Direction. Take the listing from its first line through the line that contains "return sex[i] === 'U'" and please retype those lines exactly, leaving out the pictures.

------------------------------------

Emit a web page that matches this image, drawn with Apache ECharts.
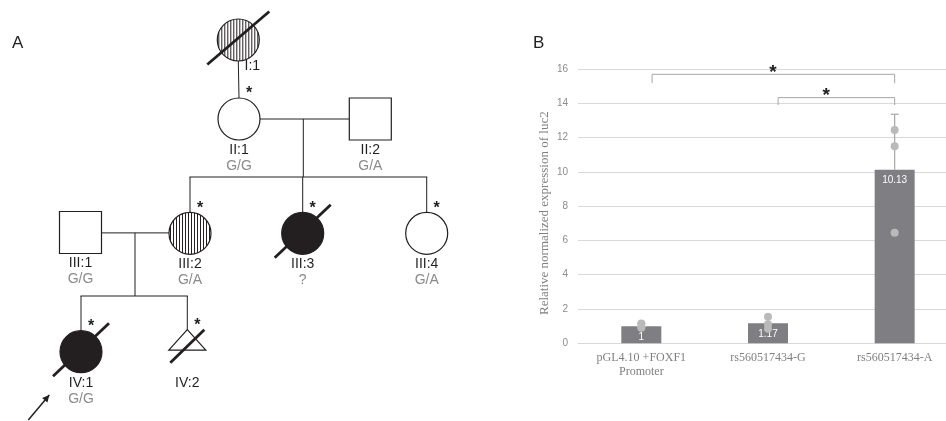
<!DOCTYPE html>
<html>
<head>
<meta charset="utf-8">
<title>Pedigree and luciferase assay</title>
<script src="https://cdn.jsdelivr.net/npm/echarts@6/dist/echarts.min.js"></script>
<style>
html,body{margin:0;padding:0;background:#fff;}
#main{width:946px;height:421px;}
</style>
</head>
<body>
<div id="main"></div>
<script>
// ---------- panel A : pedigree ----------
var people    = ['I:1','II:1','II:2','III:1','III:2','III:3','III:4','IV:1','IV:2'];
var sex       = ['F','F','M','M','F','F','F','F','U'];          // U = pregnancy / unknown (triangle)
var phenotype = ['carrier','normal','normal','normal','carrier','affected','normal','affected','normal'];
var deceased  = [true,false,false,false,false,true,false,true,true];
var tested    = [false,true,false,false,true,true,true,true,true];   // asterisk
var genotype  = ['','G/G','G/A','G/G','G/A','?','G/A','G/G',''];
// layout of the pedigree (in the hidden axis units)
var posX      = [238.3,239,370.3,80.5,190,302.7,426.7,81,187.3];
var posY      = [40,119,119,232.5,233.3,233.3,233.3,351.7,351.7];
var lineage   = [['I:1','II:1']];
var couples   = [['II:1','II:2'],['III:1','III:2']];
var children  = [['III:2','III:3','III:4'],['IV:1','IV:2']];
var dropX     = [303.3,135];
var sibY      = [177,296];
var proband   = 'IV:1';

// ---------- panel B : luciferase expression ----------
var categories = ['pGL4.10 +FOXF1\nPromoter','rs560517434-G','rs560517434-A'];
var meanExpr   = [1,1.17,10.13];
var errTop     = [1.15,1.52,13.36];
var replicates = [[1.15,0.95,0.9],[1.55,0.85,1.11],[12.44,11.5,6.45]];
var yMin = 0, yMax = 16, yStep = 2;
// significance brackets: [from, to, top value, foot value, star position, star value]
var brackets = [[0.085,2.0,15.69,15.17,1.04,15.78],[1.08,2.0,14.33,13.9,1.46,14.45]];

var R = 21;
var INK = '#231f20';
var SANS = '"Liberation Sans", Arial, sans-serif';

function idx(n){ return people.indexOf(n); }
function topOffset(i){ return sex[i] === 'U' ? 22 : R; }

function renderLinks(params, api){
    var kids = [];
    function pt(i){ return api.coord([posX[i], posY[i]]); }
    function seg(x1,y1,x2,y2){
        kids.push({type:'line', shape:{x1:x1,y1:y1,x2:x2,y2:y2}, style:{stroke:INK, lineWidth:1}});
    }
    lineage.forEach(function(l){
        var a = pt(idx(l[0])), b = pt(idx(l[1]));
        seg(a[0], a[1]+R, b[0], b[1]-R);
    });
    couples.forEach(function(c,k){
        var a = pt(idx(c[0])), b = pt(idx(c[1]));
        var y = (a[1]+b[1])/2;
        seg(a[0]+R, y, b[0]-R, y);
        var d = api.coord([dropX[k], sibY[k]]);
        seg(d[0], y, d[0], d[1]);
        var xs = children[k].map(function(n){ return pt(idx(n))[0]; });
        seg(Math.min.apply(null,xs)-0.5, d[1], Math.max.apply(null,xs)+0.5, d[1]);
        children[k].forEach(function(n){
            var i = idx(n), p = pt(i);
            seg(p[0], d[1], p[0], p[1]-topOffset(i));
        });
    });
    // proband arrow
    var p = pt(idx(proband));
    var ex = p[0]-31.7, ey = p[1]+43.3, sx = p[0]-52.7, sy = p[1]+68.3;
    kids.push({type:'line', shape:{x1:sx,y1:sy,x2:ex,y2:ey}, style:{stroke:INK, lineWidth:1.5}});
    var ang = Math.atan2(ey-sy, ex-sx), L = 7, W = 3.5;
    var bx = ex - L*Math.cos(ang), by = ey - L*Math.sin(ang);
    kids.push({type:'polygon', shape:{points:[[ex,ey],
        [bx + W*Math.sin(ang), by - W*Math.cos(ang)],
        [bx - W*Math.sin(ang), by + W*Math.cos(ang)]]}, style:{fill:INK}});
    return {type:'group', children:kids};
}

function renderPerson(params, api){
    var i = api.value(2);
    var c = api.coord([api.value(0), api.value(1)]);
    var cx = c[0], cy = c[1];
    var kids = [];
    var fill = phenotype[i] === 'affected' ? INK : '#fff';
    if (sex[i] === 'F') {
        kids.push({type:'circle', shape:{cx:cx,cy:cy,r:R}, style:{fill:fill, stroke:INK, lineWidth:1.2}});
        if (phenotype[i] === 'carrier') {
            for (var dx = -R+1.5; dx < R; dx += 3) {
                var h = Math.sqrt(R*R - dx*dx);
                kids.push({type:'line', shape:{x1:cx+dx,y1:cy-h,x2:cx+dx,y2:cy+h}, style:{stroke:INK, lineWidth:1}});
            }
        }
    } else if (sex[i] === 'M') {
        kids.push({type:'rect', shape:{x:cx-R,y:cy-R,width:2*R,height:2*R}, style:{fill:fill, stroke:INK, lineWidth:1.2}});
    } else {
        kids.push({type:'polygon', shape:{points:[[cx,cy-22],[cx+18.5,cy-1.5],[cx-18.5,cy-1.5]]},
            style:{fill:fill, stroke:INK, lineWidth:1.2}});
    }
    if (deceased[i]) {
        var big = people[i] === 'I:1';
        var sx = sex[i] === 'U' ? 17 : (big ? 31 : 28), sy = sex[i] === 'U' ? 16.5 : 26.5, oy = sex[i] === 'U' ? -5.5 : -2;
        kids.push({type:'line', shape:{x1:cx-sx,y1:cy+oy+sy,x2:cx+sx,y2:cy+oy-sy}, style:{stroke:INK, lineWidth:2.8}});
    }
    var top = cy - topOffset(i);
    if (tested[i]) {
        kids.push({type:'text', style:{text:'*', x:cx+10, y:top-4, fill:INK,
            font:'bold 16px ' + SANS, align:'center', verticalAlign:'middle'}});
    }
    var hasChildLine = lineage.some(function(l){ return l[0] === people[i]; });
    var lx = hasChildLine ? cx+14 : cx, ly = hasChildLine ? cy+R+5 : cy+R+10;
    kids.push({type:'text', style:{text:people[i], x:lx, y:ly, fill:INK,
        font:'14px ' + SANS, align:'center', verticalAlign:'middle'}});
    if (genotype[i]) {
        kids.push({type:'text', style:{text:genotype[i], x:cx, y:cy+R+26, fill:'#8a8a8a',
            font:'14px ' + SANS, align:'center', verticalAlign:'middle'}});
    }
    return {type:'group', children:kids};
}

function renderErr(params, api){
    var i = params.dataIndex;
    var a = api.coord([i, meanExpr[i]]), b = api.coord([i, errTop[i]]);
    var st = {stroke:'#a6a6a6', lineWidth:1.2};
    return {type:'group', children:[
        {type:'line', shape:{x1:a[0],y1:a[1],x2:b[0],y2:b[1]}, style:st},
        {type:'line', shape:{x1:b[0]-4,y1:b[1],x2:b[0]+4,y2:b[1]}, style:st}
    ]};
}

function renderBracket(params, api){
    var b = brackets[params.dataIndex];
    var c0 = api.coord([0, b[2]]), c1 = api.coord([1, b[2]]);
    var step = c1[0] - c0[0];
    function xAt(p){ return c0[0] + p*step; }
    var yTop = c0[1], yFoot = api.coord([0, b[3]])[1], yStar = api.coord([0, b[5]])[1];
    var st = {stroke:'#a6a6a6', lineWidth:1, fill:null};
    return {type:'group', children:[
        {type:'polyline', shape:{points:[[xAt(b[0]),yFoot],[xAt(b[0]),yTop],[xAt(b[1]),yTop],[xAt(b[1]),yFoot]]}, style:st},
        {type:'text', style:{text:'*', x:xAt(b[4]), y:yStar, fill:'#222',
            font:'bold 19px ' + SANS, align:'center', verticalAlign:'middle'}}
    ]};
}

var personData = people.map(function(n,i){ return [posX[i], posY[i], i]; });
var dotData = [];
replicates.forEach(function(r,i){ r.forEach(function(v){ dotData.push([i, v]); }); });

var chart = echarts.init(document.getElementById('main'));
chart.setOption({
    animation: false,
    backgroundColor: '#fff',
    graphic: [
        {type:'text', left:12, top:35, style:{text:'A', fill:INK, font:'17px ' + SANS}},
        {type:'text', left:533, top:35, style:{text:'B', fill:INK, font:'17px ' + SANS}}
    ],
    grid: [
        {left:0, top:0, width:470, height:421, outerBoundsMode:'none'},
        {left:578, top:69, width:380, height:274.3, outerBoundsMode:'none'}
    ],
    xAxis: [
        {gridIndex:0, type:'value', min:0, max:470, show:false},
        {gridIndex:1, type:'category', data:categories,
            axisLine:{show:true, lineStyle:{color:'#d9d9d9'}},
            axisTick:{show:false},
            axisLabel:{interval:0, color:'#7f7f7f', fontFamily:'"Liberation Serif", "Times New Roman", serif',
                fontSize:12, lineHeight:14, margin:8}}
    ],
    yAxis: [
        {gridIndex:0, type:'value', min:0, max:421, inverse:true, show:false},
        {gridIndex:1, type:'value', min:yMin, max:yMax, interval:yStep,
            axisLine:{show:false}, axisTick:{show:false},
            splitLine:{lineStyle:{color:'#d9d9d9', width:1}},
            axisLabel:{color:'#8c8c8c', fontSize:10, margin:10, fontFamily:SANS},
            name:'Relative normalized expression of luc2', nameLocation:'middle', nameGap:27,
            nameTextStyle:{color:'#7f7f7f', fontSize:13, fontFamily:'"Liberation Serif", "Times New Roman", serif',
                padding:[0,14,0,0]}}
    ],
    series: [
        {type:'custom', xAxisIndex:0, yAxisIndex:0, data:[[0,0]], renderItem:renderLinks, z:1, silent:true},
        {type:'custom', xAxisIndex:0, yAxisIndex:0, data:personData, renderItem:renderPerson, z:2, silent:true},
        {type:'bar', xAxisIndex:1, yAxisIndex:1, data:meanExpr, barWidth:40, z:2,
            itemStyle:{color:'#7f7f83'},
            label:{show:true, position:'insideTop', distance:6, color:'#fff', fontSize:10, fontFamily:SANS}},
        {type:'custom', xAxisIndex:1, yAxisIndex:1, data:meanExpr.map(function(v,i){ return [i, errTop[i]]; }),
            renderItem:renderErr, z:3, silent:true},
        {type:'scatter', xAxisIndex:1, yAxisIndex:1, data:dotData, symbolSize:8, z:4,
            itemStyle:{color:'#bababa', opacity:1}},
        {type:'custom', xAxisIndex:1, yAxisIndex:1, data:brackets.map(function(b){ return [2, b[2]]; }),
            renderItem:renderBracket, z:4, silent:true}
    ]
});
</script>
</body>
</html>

------------------------------------

Exercise answer.
Emit a web page that matches this image, drawn with Apache ECharts.
<!DOCTYPE html>
<html>
<head>
<meta charset="utf-8">
<title>Pedigree and luciferase assay</title>
<script src="https://cdn.jsdelivr.net/npm/echarts@6/dist/echarts.min.js"></script>
<style>
html,body{margin:0;padding:0;background:#fff;}
#main{width:946px;height:421px;}
</style>
</head>
<body>
<div id="main"></div>
<script>
// ---------- panel A : pedigree ----------
var people    = ['I:1','II:1','II:2','III:1','III:2','III:3','III:4','IV:1','IV:2'];
var sex       = ['F','F','M','M','F','F','F','F','U'];          // U = pregnancy / unknown (triangle)
var phenotype = ['carrier','normal','normal','normal','carrier','affected','normal','affected','normal'];
var deceased  = [true,false,false,false,false,true,false,true,true];
var tested    = [false,true,false,false,true,true,true,true,true];   // asterisk
var genotype  = ['','G/G','G/A','G/G','G/A','?','G/A','G/G',''];
// layout of the pedigree (in the hidden axis units)
var posX      = [238.3,239,370.3,80.5,190,302.7,426.7,81,187.3];
var posY      = [40,119,119,232.5,233.3,233.3,233.3,351.7,351.7];
var lineage   = [['I:1','II:1']];
var couples   = [['II:1','II:2'],['III:1','III:2']];
var children  = [['III:2','III:3','III:4'],['IV:1','IV:2']];
var dropX     = [303.3,135];
var sibY      = [177,296];
var proband   = 'IV:1';

// ---------- panel B : luciferase expression ----------
var categories = ['pGL4.10 +FOXF1\nPromoter','rs560517434-G','rs560517434-A'];
var meanExpr   = [1,1.17,10.13];
var errTop     = [1.15,1.52,13.36];
var replicates = [[1.15,0.95,0.9],[1.55,0.85,1.11],[12.44,11.5,6.45]];
var yMin = 0, yMax = 16, yStep = 2;
// significance brackets: [from, to, top value, foot value, star position, star value]
var brackets = [[0.085,2.0,15.69,15.17,1.04,15.78],[1.08,2.0,14.33,13.9,1.46,14.45]];

var R = 21;
var INK = '#231f20';
var SANS = '"Liberation Sans", Arial, sans-serif';

function idx(n){ return people.indexOf(n); }
function topOffset(i){ return sex[i] === 'U' ? 22 : R; }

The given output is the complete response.